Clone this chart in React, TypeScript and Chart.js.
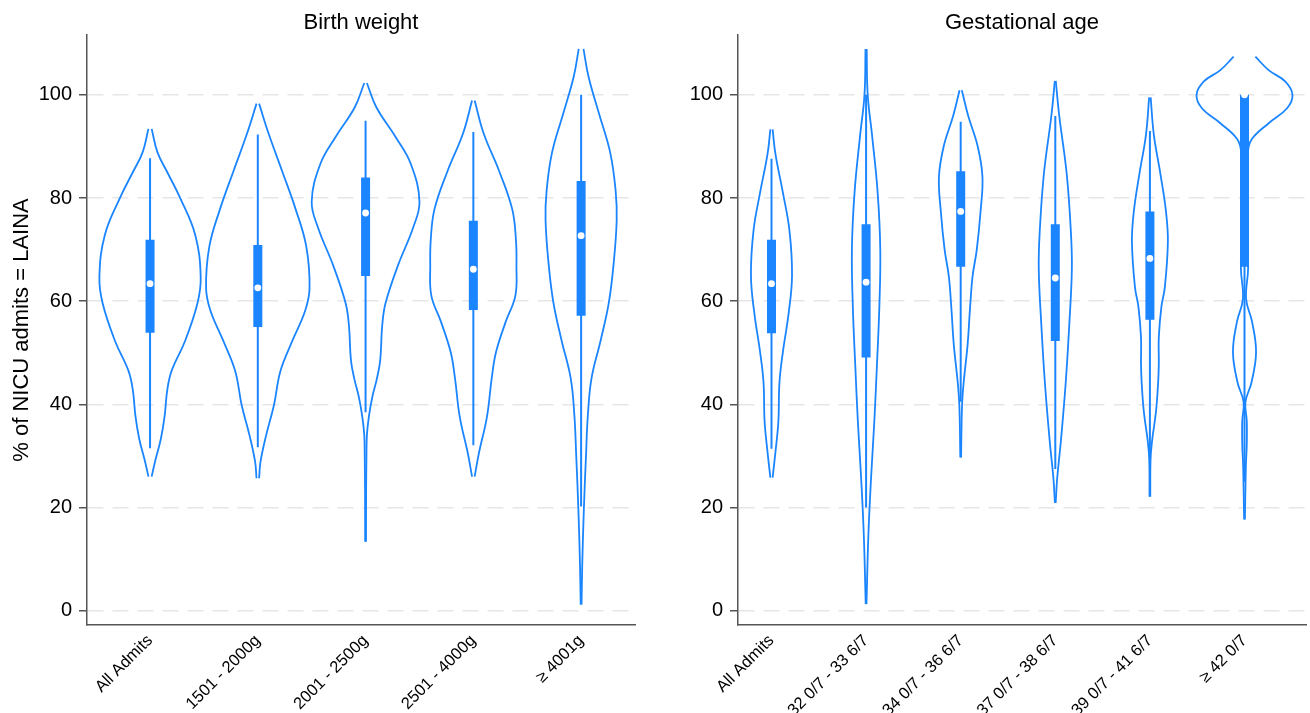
import React, { useEffect, useRef } from "react";
import { Chart, registerables } from "chart.js";

Chart.register(...registerables);

const FONT = "'Liberation Sans', Arial, Helvetica, sans-serif";
const BLUE = "#1a85ff";
const AXIS = "#555555";
const GRID = "#e6e6e6";

const yTicks = [0, 20, 40, 60, 80, 100];

// ---------- Birth weight ----------
const bwCategories = ["All Admits", "1501 - 2000g", "2001 - 2500g", "2501 - 4000g", "≥ 4001g"];
const bwMedian = [63.4, 62.6, 77.1, 66.2, 72.7];
const bwQ1 = [53.9, 55.0, 64.9, 58.3, 57.2];
const bwQ3 = [71.9, 70.9, 84.0, 75.6, 83.3];
const bwWhiskerLo = [31.5, 31.7, 38.5, 32.1, 20.2];
const bwWhiskerHi = [87.7, 92.3, 95.0, 92.8, 100];
// violin outline: y levels and half-widths (in category units)
const bwViolinY = [
  [26, 28.9, 33.3, 37.7, 42.8, 46.5, 52.3, 59.6, 64.7, 72.8, 80, 85, 88.8, 93.4],
  [25.7, 28.9, 34, 39.9, 46.5, 52.3, 58.2, 62.5, 70.6, 77.9, 85.2, 92.5, 98.3],
  [13.4, 23, 30, 34, 37.7, 41.4, 45, 48.6, 55.2, 59.6, 66.9, 74.2, 79.3, 86.6, 91.8, 97.6, 102.3],
  [26, 30.4, 37.7, 45, 50.1, 56, 61.1, 66.9, 72, 77.9, 85.2, 92.5, 98.9],
  [1.2, 8.5, 19.4, 30.4, 37.7, 45, 52.3, 59.6, 66.9, 75.7, 81.5, 88.8, 96.1, 103.4, 108.9],
];
const bwViolinW = [
  [0.015, 0.046, 0.1, 0.135, 0.16, 0.2, 0.325, 0.44, 0.47, 0.42, 0.28, 0.16, 0.07, 0.015],
  [0.012, 0.025, 0.077, 0.15, 0.21, 0.32, 0.44, 0.48, 0.45, 0.35, 0.226, 0.1, 0.012],
  [0.004, 0.005, 0.008, 0.012, 0.031, 0.062, 0.105, 0.136, 0.154, 0.185, 0.3, 0.44, 0.5, 0.42, 0.28, 0.1, 0.012],
  [0.012, 0.05, 0.127, 0.17, 0.21, 0.3, 0.39, 0.4, 0.395, 0.36, 0.24, 0.096, 0.012],
  [0.004, 0.01, 0.025, 0.046, 0.062, 0.096, 0.18, 0.256, 0.3, 0.33, 0.32, 0.27, 0.17, 0.07, 0.022],
];

// ---------- Gestational age ----------
const gaCategories = ["All Admits", "32 0/7 - 33 6/7", "34 0/7 - 36 6/7", "37 0/7 - 38 6/7", "39 0/7 - 41 6/7", "≥ 42 0/7"];
const gaMedian = [63.4, 63.7, 77.4, 64.5, 68.3, 100];
const gaQ1 = [53.8, 49.1, 66.7, 52.3, 56.4, 66.7];
const gaQ3 = [71.9, 74.9, 85.2, 74.9, 77.4, 100];
const gaWhiskerLo = [31.4, 20, 40.5, 27.5, 28.6, 25];
const gaWhiskerHi = [87.6, 100, 94.8, 95.9, 93, 100];
const gaViolinY = [
  [25.8, 30.8, 36.8, 44.2, 50.1, 57.5, 64.9, 73.7, 81.1, 88.5, 93.3],
  [1.3, 14.6, 25.6, 36.7, 47.8, 58.9, 70, 81.1, 92.2, 100, 108.9],
  [29.7, 39.7, 44.2, 51.6, 59, 64.9, 70, 77.4, 84.1, 90, 95.9, 100.9],
  [20.9, 25.7, 33.1, 44.2, 55.2, 66.3, 73.7, 84.8, 95.9, 102.7],
  [22.1, 29.4, 33.1, 36.8, 39.7, 44.2, 47.8, 53, 59, 62.6, 71.5, 77.4, 84.8, 92.2, 99.5],
  [17.7, 27.8, 32.4, 36.8, 40.5, 44.2, 50.1, 56, 60.4, 66.3, 75, 84.8, 89.3, 91.5, 94.5, 97.4, 100, 102.6, 104.8, 107.4],
];
const gaViolinW = [
  [0.012, 0.042, 0.073, 0.084, 0.12, 0.18, 0.217, 0.19, 0.12, 0.042, 0.012],
  [0.004, 0.024, 0.052, 0.087, 0.115, 0.14, 0.15, 0.122, 0.063, 0.017, 0.006],
  [0.004, 0.014, 0.031, 0.073, 0.1, 0.126, 0.17, 0.21, 0.23, 0.18, 0.08, 0.012],
  [0.004, 0.02, 0.06, 0.11, 0.147, 0.175, 0.164, 0.12, 0.042, 0.005],
  [0.004, 0.007, 0.024, 0.052, 0.07, 0.087, 0.094, 0.094, 0.122, 0.157, 0.19, 0.17, 0.11, 0.042, 0.008],
  [0.004, 0.014, 0.024, 0.024, 0.01, 0.073, 0.122, 0.08, 0.017, 0.038, 0.03, 0.03, 0.038, 0.08, 0.255, 0.45, 0.507, 0.43, 0.255, 0.115],
];

function buildDatasets(
  median: number[], q1: number[], q3: number[], lo: number[], hi: number[],
  vy: number[][], vw: number[][]
) {
  const ds: any[] = [];
  median.forEach((m, i) =>
    ds.push({
      data: [{ x: i, y: m }],
      showLine: false,
      pointRadius: 3.4,
      pointBackgroundColor: "#ffffff",
      pointBorderWidth: 0,
      order: 0,
    })
  );
  q1.forEach((q, i) =>
    ds.push({
      data: [{ x: i, y: q }, { x: i, y: q3[i] }],
      borderColor: BLUE,
      borderWidth: 9,
      borderCapStyle: "butt",
      pointRadius: 0,
      order: 1,
    })
  );
  lo.forEach((l, i) =>
    ds.push({
      data: [{ x: i, y: l }, { x: i, y: hi[i] }],
      borderColor: BLUE,
      borderWidth: 2,
      borderCapStyle: "butt",
      pointRadius: 0,
      order: 2,
    })
  );
  vy.forEach((ys, i) => {
    [-1, 1].forEach((side) =>
      ds.push({
        data: ys.map((y, k) => ({ x: i + side * vw[i][k], y })),
        borderColor: BLUE,
        borderWidth: 1.8,
        tension: 0.4,
        pointRadius: 0,
        order: 3,
      })
    );
  });
  return ds;
}

function makeConfig(opts: {
  cats: string[]; title: string; yTitle?: string; xMin: number; xMax: number;
  yWidth: number; padRight: number; datasets: any[];
}): any {
  return {
    type: "line",
    data: { datasets: opts.datasets },
    options: {
      responsive: false,
      animation: false,
      devicePixelRatio: 1,
      layout: { padding: { left: 0, right: opts.padRight, top: 0, bottom: 0 } },
      plugins: {
        legend: { display: false },
        tooltip: { enabled: false },
        title: {
          display: true,
          text: opts.title,
          fullSize: false,
          color: "#000",
          font: { family: FONT, size: 22, weight: "normal", lineHeight: 1 },
          padding: { top: 12, bottom: 1 },
        },
      },
      scales: {
        x: {
          type: "linear",
          min: opts.xMin,
          max: opts.xMax,
          afterBuildTicks: (scale: any) => {
            scale.ticks = opts.cats.map((_, i) => ({ value: i }));
          },
          afterFit: (scale: any) => {
            scale.height = 88;
          },
          grid: { display: false, drawTicks: false },
          border: { display: true, color: AXIS, width: 1.5 },
          ticks: {
            autoSkip: false,
            minRotation: 45,
            maxRotation: 45,
            padding: 6,
            color: "#000",
            font: { family: FONT, size: 16.5 },
            callback: (v: any) => opts.cats[Math.round(v)] ?? "",
          },
        },
        y: {
          type: "linear",
          min: -2.75,
          max: 111.6,
          afterBuildTicks: (scale: any) => {
            scale.ticks = yTicks.map((v) => ({ value: v }));
          },
          afterFit: (scale: any) => {
            scale.width = opts.yWidth;
          },
          grid: {
            display: true,
            color: GRID,
            lineWidth: 1.5,
            drawTicks: true,
            tickLength: 8,
            tickColor: AXIS,
            tickWidth: 1.5,
            tickBorderDash: [],
          },
          border: { display: true, color: AXIS, width: 1.5, dash: [16, 9] },
          ticks: {
            padding: 7,
            color: "#000",
            font: { family: FONT, size: 20 },
          },
          title: opts.yTitle
            ? {
                display: true,
                text: opts.yTitle,
                color: "#000",
                font: { family: FONT, size: 22, lineHeight: 1.2 },
                padding: { top: 9, bottom: 0 },
              }
            : { display: false },
        },
      },
    },
  };
}

function ChartCanvas(props: { config: any; left: number; width: number }) {
  const ref = useRef<HTMLCanvasElement>(null);
  useEffect(() => {
    if (!ref.current) return;
    const chart = new Chart(ref.current, props.config);
    return () => chart.destroy();
  }, []);
  return (
    <canvas
      ref={ref}
      width={props.width}
      height={713}
      style={{ position: "absolute", left: props.left, top: 0, width: props.width, height: 713 }}
    />
  );
}

export default function App() {
  const bwConfig = makeConfig({
    cats: bwCategories,
    title: "Birth weight",
    yTitle: "% of NICU admits = LAINA",
    xMin: -0.585,
    xMax: 4.5,
    yWidth: 87,
    padRight: 15,
    datasets: buildDatasets(bwMedian, bwQ1, bwQ3, bwWhiskerLo, bwWhiskerHi, bwViolinY, bwViolinW),
  });
  const gaConfig = makeConfig({
    cats: gaCategories,
    title: "Gestational age",
    xMin: -0.354,
    xMax: 5.65,
    yWidth: 83,
    padRight: 0,
    datasets: buildDatasets(gaMedian, gaQ1, gaQ3, gaWhiskerLo, gaWhiskerHi, gaViolinY, gaViolinW),
  });
  return (
    <div style={{ position: "absolute", left: 0, top: 0, width: 1310, height: 713, background: "#fff", overflow: "hidden" }}>
      <ChartCanvas config={bwConfig} left={0} width={650} />
      <ChartCanvas config={gaConfig} left={655} width={655} />
    </div>
  );
}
◆ ◆ ◆ ◆ ◆ ◆ ◆
> _Problem to work on_: Pictures stay out. Print the data exactly, from its first line through the line containing "const yTicks = [0, 20, 40, 60, 80, 100];".

> _Answer to the exercise_:
Clone this chart in React, TypeScript and Chart.js.
import React, { useEffect, useRef } from "react";
import { Chart, registerables } from "chart.js";

Chart.register(...registerables);

const FONT = "'Liberation Sans', Arial, Helvetica, sans-serif";
const BLUE = "#1a85ff";
const AXIS = "#555555";
const GRID = "#e6e6e6";

const yTicks = [0, 20, 40, 60, 80, 100];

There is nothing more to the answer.